*What this task involves*.
Transcribe the listing verbatim. Do not carry over any pictures.

************

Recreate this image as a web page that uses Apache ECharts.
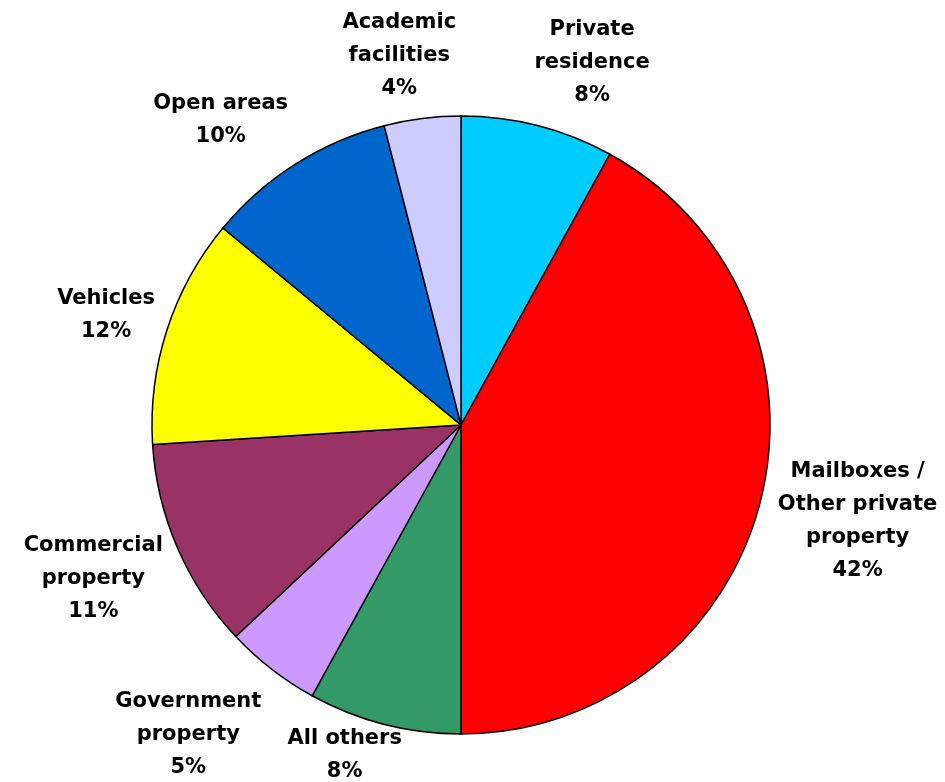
<!DOCTYPE html>
<html>
<head>
<meta charset="utf-8">
<script src="https://cdn.jsdelivr.net/npm/echarts@6/dist/echarts.min.js"></script>
<style>
  html, body { margin: 0; padding: 0; background: #fff; }
  #chart { width: 945px; height: 782px; }
</style>
</head>
<body>
<div id="chart"></div>
<script>
const CATEGORIES = [
  'Private\nresidence',
  'Mailboxes /\nOther private\nproperty',
  'All others',
  'Government\nproperty',
  'Commercial\nproperty',
  'Vehicles',
  'Open areas',
  'Academic\nfacilities'
];
const SHARES = [8, 42, 8, 5, 11, 12, 10, 4];
const COLORS = ['#00CCFF', '#FF0000', '#339966', '#CC99FF', '#993366', '#FFFF00', '#0066CC', '#CCCCFF'];

const CX = 461;
const CY = 425;
const R = 309;
const LABEL_GAP = 6;
// labels get spread apart a bit like the original layout (degrees / px)
const LABEL_NUDGE = [5.5, -0.8, 5, 3.6, 0.8, -0.8, -5.8, -2.3];
const LABEL_PUSH = [4, 0, -15, 12, 0, 0, 6, 1];

let total = SHARES.reduce((a, b) => a + b, 0);

// mid angle of every slice, clockwise from 12 o'clock
let midAngles = [];
~function() {
  let acc = 0;
  SHARES.forEach((v, i) => {
    midAngles.push((acc + v / 2) / total * Math.PI * 2 + LABEL_NUDGE[i] * Math.PI / 180);
    acc += v;
  });
}();

let chart = echarts.init(document.getElementById('chart'), null, { renderer: 'canvas' });

chart.setOption({
  backgroundColor: '#fff',
  animation: false,
  series: [{
    type: 'pie',
    center: [CX, CY],
    radius: [0, R],
    startAngle: 90,
    clockwise: true,
    avoidLabelOverlap: false,
    itemStyle: { borderColor: '#000', borderWidth: 1.5 },
    label: {
      show: true,
      position: 'outside',
      formatter: '{b}\n{c}%',
      fontFamily: 'DejaVu Sans, Arial, sans-serif',
      fontWeight: 'bold',
      fontSize: 21,
      lineHeight: 33,
      color: '#000',
      align: 'center'
    },
    labelLine: { show: false },
    labelLayout: params => {
      let i = params.dataIndex;
      let a = midAngles[i];
      let sx = Math.sin(a);
      let sy = -Math.cos(a);
      let w = params.labelRect.width / 2;
      let h = params.labelRect.height / 2;
      let d = R + LABEL_GAP + LABEL_PUSH[i] + Math.abs(sx) * w + Math.abs(sy) * h;
      return {
        x: CX + sx * d,
        y: CY + sy * d,
        align: 'center',
        verticalAlign: 'middle'
      };
    },
    data: CATEGORIES.map((name, i) => ({
      name: name,
      value: SHARES[i],
      itemStyle: { color: COLORS[i] }
    }))
  }]
});
</script>
</body>
</html>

************

*The answer*.
Recreate this image as a web page that uses Apache ECharts.
<!DOCTYPE html>
<html>
<head>
<meta charset="utf-8">
<script src="https://cdn.jsdelivr.net/npm/echarts@6/dist/echarts.min.js"></script>
<style>
  html, body { margin: 0; padding: 0; background: #fff; }
  #chart { width: 945px; height: 782px; }
</style>
</head>
<body>
<div id="chart"></div>
<script>
const CATEGORIES = [
  'Private\nresidence',
  'Mailboxes /\nOther private\nproperty',
  'All others',
  'Government\nproperty',
  'Commercial\nproperty',
  'Vehicles',
  'Open areas',
  'Academic\nfacilities'
];
const SHARES = [8, 42, 8, 5, 11, 12, 10, 4];
const COLORS = ['#00CCFF', '#FF0000', '#339966', '#CC99FF', '#993366', '#FFFF00', '#0066CC', '#CCCCFF'];

const CX = 461;
const CY = 425;
const R = 309;
const LABEL_GAP = 6;
// labels get spread apart a bit like the original layout (degrees / px)
const LABEL_NUDGE = [5.5, -0.8, 5, 3.6, 0.8, -0.8, -5.8, -2.3];
const LABEL_PUSH = [4, 0, -15, 12, 0, 0, 6, 1];

let total = SHARES.reduce((a, b) => a + b, 0);

// mid angle of every slice, clockwise from 12 o'clock
let midAngles = [];
~function() {
  let acc = 0;
  SHARES.forEach((v, i) => {
    midAngles.push((acc + v / 2) / total * Math.PI * 2 + LABEL_NUDGE[i] * Math.PI / 180);
    acc += v;
  });
}();

let chart = echarts.init(document.getElementById('chart'), null, { renderer: 'canvas' });

chart.setOption({
  backgroundColor: '#fff',
  animation: false,
  series: [{
    type: 'pie',
    center: [CX, CY],
    radius: [0, R],
    startAngle: 90,
    clockwise: true,
    avoidLabelOverlap: false,
    itemStyle: { borderColor: '#000', borderWidth: 1.5 },
    label: {
      show: true,
      position: 'outside',
      formatter: '{b}\n{c}%',
      fontFamily: 'DejaVu Sans, Arial, sans-serif',
      fontWeight: 'bold',
      fontSize: 21,
      lineHeight: 33,
      color: '#000',
      align: 'center'
    },
    labelLine: { show: false },
    labelLayout: params => {
      let i = params.dataIndex;
      let a = midAngles[i];
      let sx = Math.sin(a);
      let sy = -Math.cos(a);
      let w = params.labelRect.width / 2;
      let h = params.labelRect.height / 2;
      let d = R + LABEL_GAP + LABEL_PUSH[i] + Math.abs(sx) * w + Math.abs(sy) * h;
      return {
        x: CX + sx * d,
        y: CY + sy * d,
        align: 'center',
        verticalAlign: 'middle'
      };
    },
    data: CATEGORIES.map((name, i) => ({
      name: name,
      value: SHARES[i],
      itemStyle: { color: COLORS[i] }
    }))
  }]
});
</script>
</body>
</html>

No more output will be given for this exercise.